Belgium's public enemy Number One and three co-defendants have gone on trial for kidnapping, abusing and killing young girls in a mid-1990s crime spree that shocked Europe.

Dutroux, the main accused, is likely to give evidence on Wednesday.  [AP/File]
Marc Dutroux, 47, his ex-wife and two other defendants sat silently Monday during selection of a 12-member jury and 12 alternates.

At one point Dutroux seemed to nod off. "Your client is going to fall asleep," Judge Stefane Goux told Xavier Magnee, one of Dutroux' three lawyers.

The start of the trial attracted intense attention from the world's media -- and huge security.

Hundreds of police were deployed in Arlon in southern Belgium, where some shopkeepers have posted pictures of the victims in their windows.

The first day of the trial was mostly taken up with choosing a jury.  [AP]
The defendants' box in the new, barricaded courthouse is equipped with bulletproof glass.

The case deepened on the eve of the trial, when Dutroux said in a letter to VTM television network, The Associated Press reported, that he was part of a criminal network with tentacles in Belgian law enforcement.
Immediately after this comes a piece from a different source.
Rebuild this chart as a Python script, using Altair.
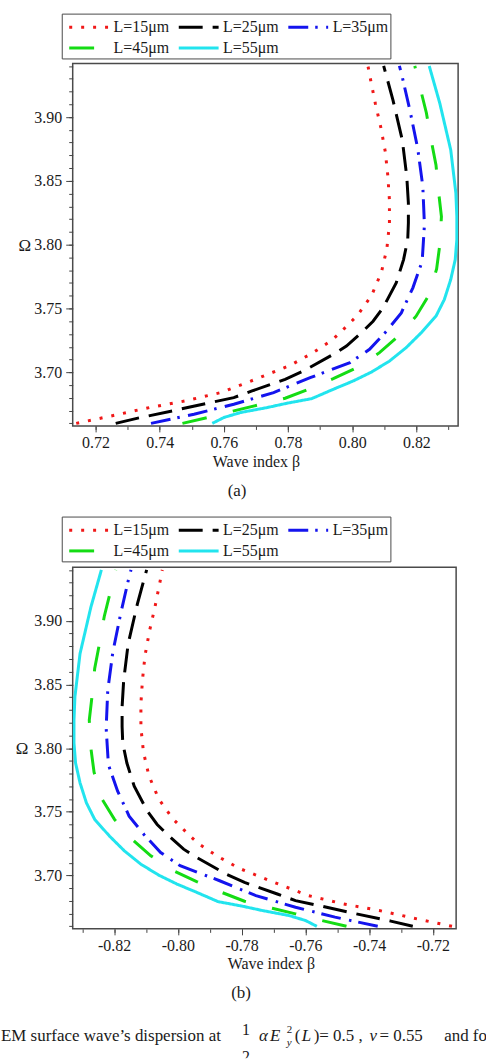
import altair as alt
import pandas as pd

SERIF = "Liberation Serif"
INK = "#1a1a1a"
TICK = "#444444"
FRAME = "#4a4a4a"

SERIES = ["L=15μm", "L=25μm", "L=35μm", "L=45μm", "L=55μm"]
COLORS = ["#f01818", "#000000", "#1414ee", "#14dc14", "#22e4ee"]
DASHES = [[3, 9], [24, 10], [20, 7, 2.5, 8.5], [25, 27], [1, 0]]

# Dispersion curves (upper branch, beta > 0); the lower branch is beta -> -beta
beta_15 = [0.7140, 0.7260, 0.7368, 0.7480, 0.7590, 0.7698, 0.7807, 0.7874, 0.7936, 0.7962,
           0.8016, 0.8060, 0.8091, 0.8108, 0.8116, 0.8116, 0.8111, 0.8103, 0.8089, 0.8072,
           0.8057, 0.8049]
omega_15 = [3.660, 3.6664, 3.6724, 3.6776, 3.6841, 3.6945, 3.7055, 3.7148, 3.7250, 3.7310,
            3.7445, 3.7600, 3.7784, 3.7969, 3.8162, 3.8350, 3.8539, 3.8729, 3.8920, 3.9107,
            3.9295, 3.9400]

beta_25 = [0.7263, 0.7332, 0.7440, 0.7549, 0.7631, 0.7688, 0.7791, 0.7848, 0.7941, 0.7982,
           0.8034, 0.8065, 0.8096, 0.8137, 0.8160, 0.8173, 0.8175, 0.8175, 0.8170, 0.8156,
           0.8127, 0.8098]
omega_25 = [3.660, 3.6641, 3.6698, 3.6758, 3.6802, 3.6854, 3.6945, 3.7010, 3.7141, 3.7206,
            3.7323, 3.7400, 3.7505, 3.7700, 3.7883, 3.8040, 3.8170, 3.8326, 3.8534, 3.8820,
            3.9133, 3.9400]

beta_35 = [0.7373, 0.7507, 0.7631, 0.7755, 0.7869, 0.7993, 0.8054, 0.8106, 0.8153, 0.8189,
           0.8218, 0.8225, 0.8220, 0.8204, 0.8180, 0.8153, 0.8147]
omega_35 = [3.660, 3.6672, 3.6750, 3.6841, 3.6958, 3.7076, 3.7180, 3.7320, 3.7466, 3.7662,
            3.7870, 3.8156, 3.8456, 3.8755, 3.9050, 3.9346, 3.9400]

beta_45 = [0.7471, 0.7549, 0.7631, 0.7704, 0.7791, 0.7863, 0.7941, 0.8008, 0.8085, 0.8142,
           0.8199, 0.8238, 0.8263, 0.8273, 0.8278, 0.8269, 0.8261, 0.8246, 0.8231, 0.8213,
           0.8195]
omega_45 = [3.660, 3.6646, 3.6698, 3.6742, 3.6797, 3.6867, 3.6951, 3.7029, 3.7154, 3.7279,
            3.7440, 3.7600, 3.7810, 3.8000, 3.8221, 3.8416, 3.8625, 3.8820, 3.9034, 3.9216,
            3.9400]

beta_55 = [0.7564, 0.7600, 0.7652, 0.7735, 0.7797, 0.7874, 0.7941, 0.8003, 0.8060, 0.8116,
           0.8168, 0.8215, 0.8261, 0.8287, 0.8307, 0.8321, 0.8326, 0.8326, 0.8323, 0.8307,
           0.8273, 0.8240]
omega_55 = [3.660, 3.6646, 3.6685, 3.6724, 3.6758, 3.6794, 3.6867, 3.6932, 3.7002, 3.7088,
            3.7193, 3.7310, 3.7440, 3.7570, 3.7727, 3.7883, 3.8040, 3.8221, 3.8404, 3.8742,
            3.9107, 3.9400]

BETAS = [beta_15, beta_25, beta_35, beta_45, beta_55]
OMEGAS = [omega_15, omega_25, omega_35, omega_45, omega_55]

Y_DOMAIN = [3.658, 3.942]
Y_MAJOR = [3.70, 3.75, 3.80, 3.85, 3.90]
Y_MINOR = [round(3.66 + 0.01 * i, 2) for i in range(29)]

XA_DOMAIN = [0.7129, 0.8330]
XA_MAJOR = [0.72, 0.74, 0.76, 0.78, 0.80, 0.82]
XA_MINOR = [round(0.72 + 0.01 * i, 2) for i in range(12)]

XB_DOMAIN = [-0.8330, -0.7127]
XB_MAJOR = [-0.82, -0.80, -0.78, -0.76, -0.74, -0.72]
XB_MINOR = [round(-0.83 + 0.01 * i, 2) for i in range(12)]

ONE = pd.DataFrame({"n": [0]})


def curve_table(sign):
    rows = []
    for name, betas, omegas in zip(SERIES, BETAS, OMEGAS):
        for k, (b, w) in enumerate(zip(betas, omegas)):
            rows.append({"series": name, "beta": sign * b, "omega": w, "k": k})
    return pd.DataFrame(rows)


def label(s, x, y, size=17, style="normal", align="left", baseline="alphabetic", clip=False):
    return alt.Chart(ONE).mark_text(
        text=s, align=align, baseline=baseline, font=SERIF, fontSize=size,
        fontStyle=style, color=INK, clip=clip,
    ).encode(x=alt.value(x), y=alt.value(y))


def panel(sign, x_domain, x_major, x_minor, label_expr, width, height,
          xtitle_x, xtitle_y, omega_x, omega_y, legend_y, tag, tag_x, tag_y):
    df = curve_table(sign)
    xs = alt.Scale(domain=x_domain, nice=False, zero=False)
    ys = alt.Scale(domain=Y_DOMAIN, nice=False, zero=False)

    minor = alt.Chart(df).mark_point(opacity=0, size=1).encode(
        x=alt.X("beta:Q", scale=xs, axis=alt.Axis(
            orient="bottom", values=x_minor, labels=False, title=None, domain=False,
            grid=False, tickSize=3.5, tickColor=TICK, tickWidth=1)),
        y=alt.Y("omega:Q", scale=ys, axis=alt.Axis(
            orient="left", values=Y_MINOR, labels=False, title=None, domain=False,
            grid=False, tickSize=4, tickColor=TICK, tickWidth=1)),
    )

    lines = alt.Chart(df).mark_line(strokeWidth=3, clip=True).encode(
        x=alt.X("beta:Q", scale=xs, axis=alt.Axis(
            orient="bottom", values=x_major, labelExpr=label_expr, domain=False, grid=False,
            tickSize=6, tickColor=TICK, tickWidth=1, labelPadding=3, labelFlush=False,
            labelOverlap=False, labelFont=SERIF, labelFontSize=16, labelColor=INK,
            title="Wave index β", titleFont=SERIF, titleFontSize=16, titleFontWeight="normal",
            titleColor=INK, titleX=xtitle_x, titleY=xtitle_y, titleAlign="center",
            titleBaseline="middle")),
        y=alt.Y("omega:Q", scale=ys, axis=alt.Axis(
            orient="left", values=Y_MAJOR, labelExpr="format(datum.value, '.2f')",
            domain=False, grid=False, tickSize=7, tickColor=TICK, tickWidth=1,
            labelPadding=4, labelFlush=False, labelOverlap=False, labelFont=SERIF,
            labelFontSize=16, labelColor=INK, title="Ω", titleAngle=0, titleFont=SERIF,
            titleFontSize=17, titleFontWeight="normal", titleColor=INK, titleX=omega_x,
            titleY=omega_y, titleAlign="center", titleBaseline="middle")),
        color=alt.Color("series:N", scale=alt.Scale(domain=SERIES, range=COLORS),
                        legend=alt.Legend(
                            title=None, orient="none", legendX=-11, legendY=legend_y,
                            columns=3, direction="horizontal",
                            # a 40 px wide stroke on a 20 px layout cell
                            symbolType="M-2,0H2", symbolSize=400, symbolOffset=14,
                            symbolStrokeWidth=3, labelFont=SERIF,
                            labelFontSize=16, labelColor=INK, labelOffset=13,
                            columnPadding=3, rowPadding=1, padding=2,
                            strokeColor=FRAME, labelLimit=200)),
        strokeDash=alt.StrokeDash("series:N", scale=alt.Scale(domain=SERIES, range=DASHES)),
        order=alt.Order("k:Q"),
    )

    tag_text = label(tag, tag_x, tag_y, size=17, align="center", baseline="middle")

    return alt.layer(minor, lines, tag_text).resolve_axis(
        x="independent", y="independent"
    ).properties(width=width, height=height,
                 view=alt.ViewBackground(stroke=FRAME, strokeWidth=1.5))


panel_a = panel(1, XA_DOMAIN, XA_MAJOR, XA_MINOR, "format(datum.value, '.2f')",
                387, 364, 184, 36, -48.5, 183, -50, "(a)", 165, 429)

panel_b = panel(-1, XB_DOMAIN, XB_MAJOR, XB_MINOR,
                "replace(format(datum.value, '.2f'), '\u2212', '-')",
                385, 363, 199, 35, -51.5, 182, -51, "(b)", 169, 427)

spacer = alt.Chart(ONE).mark_point(opacity=0).encode(
    x=alt.value(0), y=alt.value(0)
).properties(width=10, height=142, view=alt.ViewBackground(stroke="transparent"))

# Caption line below the panels (positions relative to the caption strip)
caption = alt.layer(
    label("EM surface wave’s dispersion at", -72, 113),
    label("1", 174, 107, size=16, align="center"),
    label("2", 174, 121, size=16, align="center", baseline="top", clip=True),
    label("α", 187, 113, style="italic"),
    label("E", 198, 113, style="italic"),
    label("2", 215, 105, size=11),
    label("y", 215, 118, size=11, style="italic"),
    label("(", 223, 113),
    label("L", 230, 113, style="italic"),
    label(")= 0.5 ,", 242, 113),
    label("v", 298, 113, style="italic"),
    label("= 0.55", 308, 113),
    label("and for", 373, 113, clip=True),
).properties(width=415, height=130, view=alt.ViewBackground(stroke="transparent"))

chart = alt.vconcat(
    panel_a, spacer, panel_b, caption, spacing=0, bounds="flush"
).resolve_scale(
    color="independent", strokeDash="independent"
).properties(
    padding={"left": 0, "top": 9.5, "right": 0, "bottom": 0},
    background="white",
).configure_view(stroke="transparent")

chart.save("out.html", embed_options={"renderer": "svg", "actions": False})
He said co-defendant Michel Nihoul, a 62-year-old Brussels lawyer, played a key role in the wider organization.

"Of course it happens often that defendants accuse each other," AP quoted court spokesman Nico Snelders as saying.

The trial focuses on six girls, two of them only 8 years old, who were randomly kidnapped and abused in a cell behind a custom-built door in a basement in one of Dutroux's homes.
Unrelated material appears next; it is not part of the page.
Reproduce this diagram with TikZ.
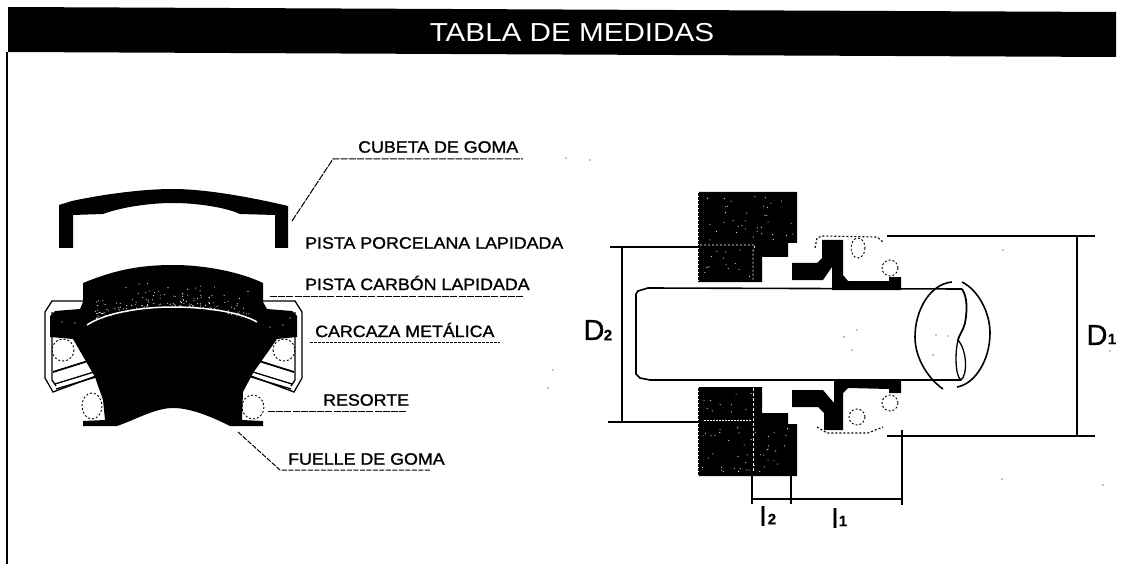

Four died and two were rescued in a case that raised questions about the quality of police work. In 1989, Dutroux was convicted of abducting and raping young women, including one minor.

An investigation originally failed to link Dutroux to the kidnappings, and an early police search of his home did not find two of the victims.
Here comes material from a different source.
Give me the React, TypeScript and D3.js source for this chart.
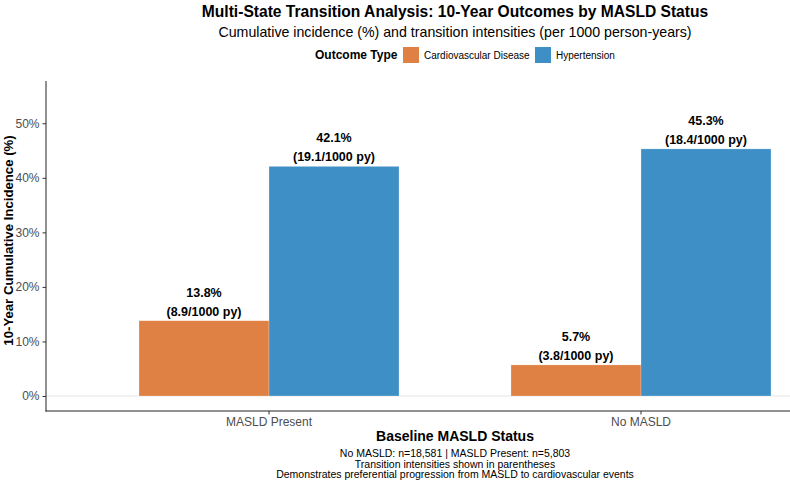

A legislative investigation found that rival police units hindered the search for Dutroux, and investigating magistrates have disagreed over whether he was a loner or part of a larger crime network, AP said.

"There is the feeling that police did not properly do their job," CNN Senior International Correspondent Walter Rodgers reported from Arlon.

"This is going to be an extraordinarily sensational case, certainly the case of the century for Belgium."

In addition to public outrage over the crimes and investigation -- at one point 300,000 people took to the streets demanding justice and resignations -- the case contributed to the 1999 election defeat of Prime Minister Jean-Luc Dehaen's government.

The arrest of other suspects led to conspiracy theories about a child sex ring operating at the highest levels of Belgian society.

Dutroux is likely to take the stand Wednesday, when he is expected to plead guilty to only one of three murders he is charged with -- that of an accomplice whose body was found near one of Dutroux's homes, AP reported.

He is also expected to enter guilty pleas to kidnapping two girls who survived, AP said.

Dutroux is standing trial with his estranged wife, Michelle Martin, 44, and two men alleged to have helped him kidnap several young girls.

Martin is accused of conspiracy in the kidnappings. Co-defendant Nihoul faces charges of kidnapping one of the girls found alive. Michel Lelievre, 32, faces various kidnapping, rape and drugs possession charges.